First create a random samples of size 15.

sdat<- dat[sample(c(1:num),samn),]

Now calculate averages for this sample

smX <- mean(sdat$X)
smX
[1] 1.9
smY <- mean(sdat$Y)
smY
[1] 10.76667

Thus the actual deviations can be compared with the projected deviations:

c(abs(smX-mX),cX)
[1] 0.4277778 0.7000000
c(abs(smY-mY),cY)
[1] 0.6416667 2.0000000

We see that the deviations are actually substantially lower than what we accounted for!

Poisson vs Binomial

The Poisson distribution is typically used as a good approximation to the Binomial distribution. Let us define a function that compares these two distributions.

comp <- function(p,N,k){
  a <- p*N;
  plot(dbinom(k,N,p),xlab="successes",ylab="probs",col="blue");
  points(dpois(k,a),col="red");
}

The value p represents the probability of success in a single Bernoulli trial. The Binomial distribution is the one associated with N independent trials of this type. We are trying to compare the probability of k successes for a vector of values. The blue colour represents the “real” probabilities coming from the Binomial distribution and the red colour is the Poisson approximation.

The approximation is supposed to work well when:

  • The probablity p of success is quite small.
  • The number N of Bernoulli trials (in the Binomial) is very large.
  • We are determining the probability of a small number k of successes.

Note that the first two conditions need to be co-ordinated to get the expected number of successes as a known constant a=Np.

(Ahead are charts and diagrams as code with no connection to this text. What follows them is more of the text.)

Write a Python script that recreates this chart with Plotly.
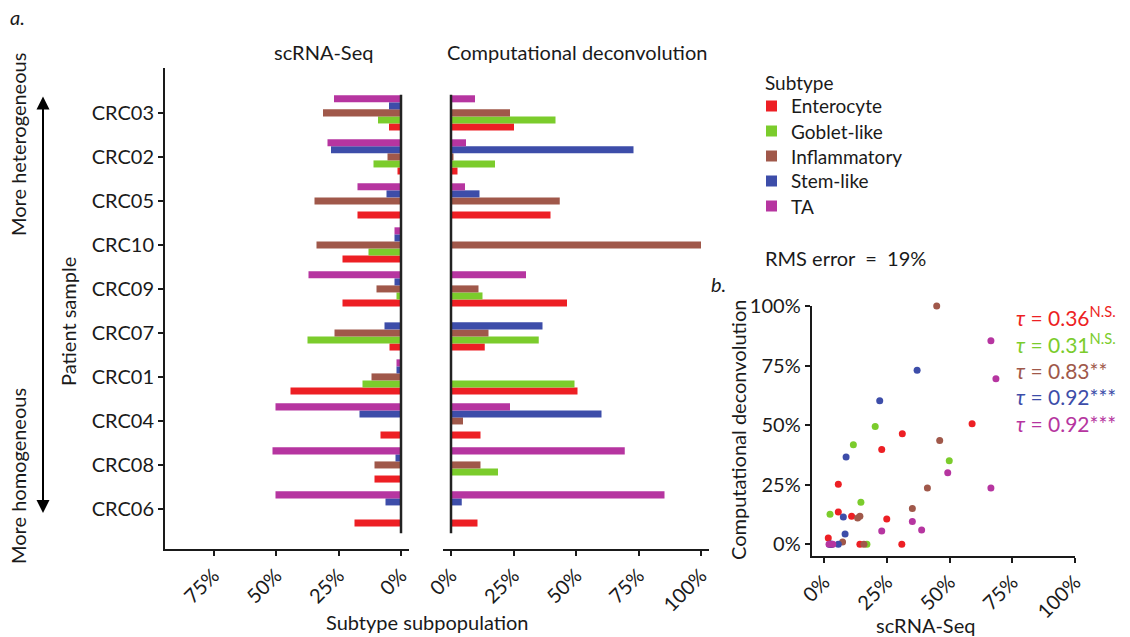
import plotly.graph_objects as go

W, H = 1130, 637

samples = ["CRC03", "CRC02", "CRC05", "CRC10", "CRC09",
           "CRC07", "CRC01", "CRC04", "CRC08", "CRC06"]
subtypes = ["Enterocyte", "Goblet-like", "Inflammatory", "Stem-like", "TA"]
colors = ["#ED1F24", "#7BCC2C", "#A0584A", "#3D4DA9", "#B635A0"]

# scRNA-Seq subpopulation (%), per sample
scrna_enterocyte = [4.8, 1.4, 17.4, 23.4, 23.4, 4.6, 44.2, 8.2, 10.6, 18.6]
scrna_goblet = [9.2, 11.0, 0, 13.0, 1.8, 37.4, 15.4, 0, 0, 0]
scrna_inflammatory = [31.2, 5.4, 34.6, 33.8, 9.8, 26.6, 11.8, 0, 10.6, 0]
scrna_stem = [4.8, 28.0, 5.8, 2.6, 2.6, 6.6, 1.8, 16.6, 2.2, 6.2]
scrna_ta = [26.8, 29.4, 17.4, 2.6, 37.0, 0, 1.8, 50.2, 51.4, 50.2]

# Computational deconvolution estimate (%), per sample
deconv_enterocyte = [25.2, 2.6, 39.8, 0, 46.4, 13.5, 50.6, 11.8, 0, 10.6]
deconv_goblet = [41.8, 17.6, 0, 0, 12.6, 35.1, 49.4, 0, 18.8, 0]
deconv_inflammatory = [23.6, 1.0, 43.5, 100, 11.0, 15.0, 0, 4.8, 11.8, 0]
deconv_stem = [0, 73.0, 11.4, 0, 0, 36.6, 0, 60.2, 0, 4.3]
deconv_ta = [9.6, 6.0, 5.6, 0, 30.0, 0, 0, 23.6, 69.5, 85.4]

# scRNA-Seq fractions as plotted in the correlation panel
corr_x_enterocyte = [5.7, 1.7, 23.0, 31.0, 31.2, 5.7, 59.0, 11.0, 14.3, 25.0]
corr_x_goblet = [11.7, 14.7, 0, 17.1, 2.4, 49.9, 20.4, 0, 0, 0]
corr_x_inflammatory = [41.2, 7.4, 46.1, 44.9, 13.4, 35.2, 15.9, 0, 14.3, 0]
corr_x_stem = [5.7, 37.1, 7.7, 3.0, 3.0, 8.8, 2.2, 22.2, 2.6, 8.4]
corr_x_ta = [35.2, 38.9, 23.0, 3.5, 49.3, 0, 2.0, 66.5, 68.5, 66.5]

tau_labels = ["0.36<sup>N.S.</sup>", "0.31<sup>N.S.</sup>", "0.83**", "0.92***", "0.92***"]
pct_ticks = [0, 25, 50, 75, 100]
pct_text = ["0%", "25%", "50%", "75%", "100%"]

scrna = [scrna_enterocyte, scrna_goblet, scrna_inflammatory, scrna_stem, scrna_ta]
deconv = [deconv_enterocyte, deconv_goblet, deconv_inflammatory, deconv_stem, deconv_ta]
corr_x = [corr_x_enterocyte, corr_x_goblet, corr_x_inflammatory, corr_x_stem, corr_x_ta]

FONT = "Lato"
INK = "#1a1a1a"
FS = 20


def px(p):
    return p / W


def py(p):
    return 1 - p / H


ypos = [len(samples) - 1 - i for i in range(len(samples))]

fig = go.Figure()

for k, name in enumerate(subtypes):
    fig.add_trace(go.Bar(
        x=scrna[k], y=ypos, orientation="h", name=name,
        marker=dict(color=colors[k], line=dict(width=0)),
        xaxis="x", yaxis="y", showlegend=False,
    ))
for k, name in enumerate(subtypes):
    fig.add_trace(go.Bar(
        x=deconv[k], y=ypos, orientation="h", name=name,
        marker=dict(color=colors[k], line=dict(width=0)),
        xaxis="x2", yaxis="y2", showlegend=False,
    ))
for k, name in enumerate(subtypes):
    xs = [a for a in corr_x[k] if a > 0]
    ys = [b for a, b in zip(corr_x[k], deconv[k]) if a > 0]
    fig.add_trace(go.Scatter(
        x=xs, y=ys, mode="markers", name=name,
        marker=dict(color=colors[k], size=7, line=dict(width=0)),
        xaxis="x3", yaxis="y3", showlegend=False, cliponaxis=False,
    ))

tickfont = dict(family=FONT, size=FS, color=INK)
axis_common = dict(showgrid=False, zeroline=False, ticks="outside", ticklen=5,
                   tickwidth=1.5, tickcolor=INK, linecolor=INK, linewidth=2,
                   tickfont=tickfont, automargin=False)

bar_ydomain = [py(549), py(68)]
bar_yrange = [-0.91, 10.02]

fig.update_layout(
    width=W, height=H,
    margin=dict(l=0, r=0, t=0, b=0, autoexpand=False),
    paper_bgcolor="white", plot_bgcolor="white",
    barmode="group", bargap=0.2, bargroupgap=0,
    font=dict(family=FONT, size=FS, color=INK),
    showlegend=False,
    xaxis=dict(domain=[px(165), px(409)], range=[94.4, -3.2], anchor="y",
               tickvals=pct_ticks[:4], ticktext=pct_text[:4], tickangle=-45,
               showline=True, **axis_common),
    yaxis=dict(domain=bar_ydomain, range=bar_yrange, anchor="x",
               tickvals=ypos, ticktext=samples, showline=True, **axis_common),
    xaxis2=dict(domain=[px(443), px(709)], range=[-3.2, 103.2], anchor="y2",
                tickvals=pct_ticks, ticktext=pct_text, tickangle=-45,
                showline=True, **axis_common),
    yaxis2=dict(domain=bar_ydomain, range=bar_yrange, anchor="x2",
                showline=False, showticklabels=False, ticks="",
                showgrid=False, zeroline=False),
    xaxis3=dict(domain=[px(811.7), px(1075)], range=[-4.9, 100], anchor="y3",
                tickvals=pct_ticks, ticktext=pct_text, tickangle=-45,
                showline=True, **axis_common),
    yaxis3=dict(domain=[py(555.7), py(306)], range=[-4.8, 100], anchor="x3",
                tickvals=pct_ticks, ticktext=pct_text,
                showline=True, **axis_common),
)

# zero reference lines of the two bar panels
for xr, yr in (("x", "y"), ("x2", "y2")):
    fig.add_shape(type="line", xref=xr, yref=yr, x0=0, x1=0, y0=-0.55, y1=9.41,
                  line=dict(color="#222222", width=2.5), layer="above")


def note(text, x, y, size=FS, xanchor="center", yanchor="middle", angle=0, color=INK):
    fig.add_annotation(text=text, x=px(x), y=py(y), xref="paper", yref="paper",
                       showarrow=False, xanchor=xanchor, yanchor=yanchor,
                       textangle=angle, font=dict(family=FONT, size=size, color=color))


# subtype key: swatches and names
note("Subtype", 763, 83, size=19, xanchor="left")
for k, name in enumerate(subtypes):
    yc = 106 + 25 * k
    fig.add_shape(type="rect", xref="paper", yref="paper",
                  x0=px(766), x1=px(777), y0=py(yc + 5.5), y1=py(yc - 5.5),
                  fillcolor=colors[k], line=dict(width=0))
    note(name, 789, yc, size=19, xanchor="left")

note("<i>a.</i>", 8, 17, size=20, xanchor="left")
note("<i>b.</i>", 709, 284, size=20, xanchor="left")
note("scRNA-Seq", 323, 52)
note("Computational deconvolution", 577, 52)
note("Subtype subpopulation", 427, 622)
note("Patient sample", 68, 322, angle=-90)
note("More heterogeneous", 18, 145, angle=-90)
note("More homogeneous", 18, 476, angle=-90)
note("RMS error  =  19%", 763, 258, xanchor="left")
note("scRNA-Seq", 925, 625)
note("Computational deconvolution", 738, 430, angle=-90)

tau_y = [316, 343, 370, 396, 423]
for k in range(len(subtypes)):
    note("<i>τ</i> = " + tau_labels[k], 1014, tau_y[k], size=21,
         xanchor="left", color=colors[k])

# double-headed arrow beside the sample axis
fig.add_annotation(x=px(43), y=py(513), xref="paper", yref="paper",
                   ax=0, ay=-(513 - 95), axref="pixel", ayref="pixel",
                   showarrow=True, arrowhead=2, startarrowhead=2,
                   arrowside="end+start", arrowsize=1.3, startarrowsize=1.3,
                   arrowwidth=2, arrowcolor="#000000", text="")

fig.write_html("out.html")
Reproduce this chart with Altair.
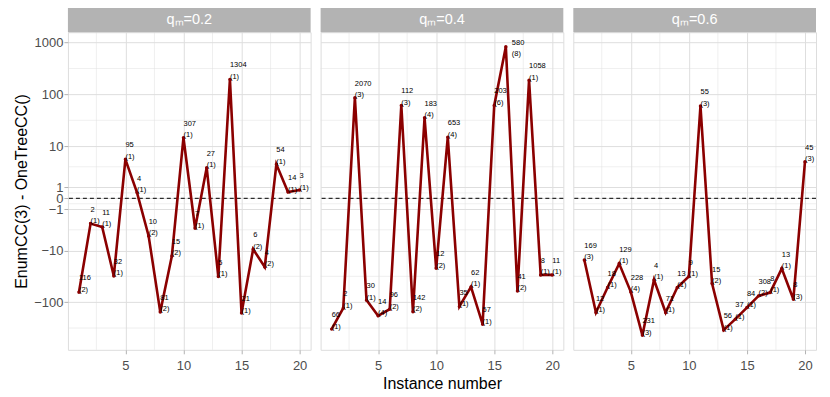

This is the parameter in the Poisson distribution.

p <- 1/5
N <- 10
ks <- c(0:10)
comp(p,N,ks)

Assignment Problems

  1. Try to take other values of cX and cY and other sample sizes with the same data set and see how well the weak law of large numbers works.

  2. Vary the values of a (via values of N and p) and k to get a feeling for when the Poisson distribution is a good approximation to the Binomial distribution and when it is not.

  3. Repeat the first exercise with other data sets that are in-built in R.


Last modified: Tuesday, 20 February 2018, 2:46 PM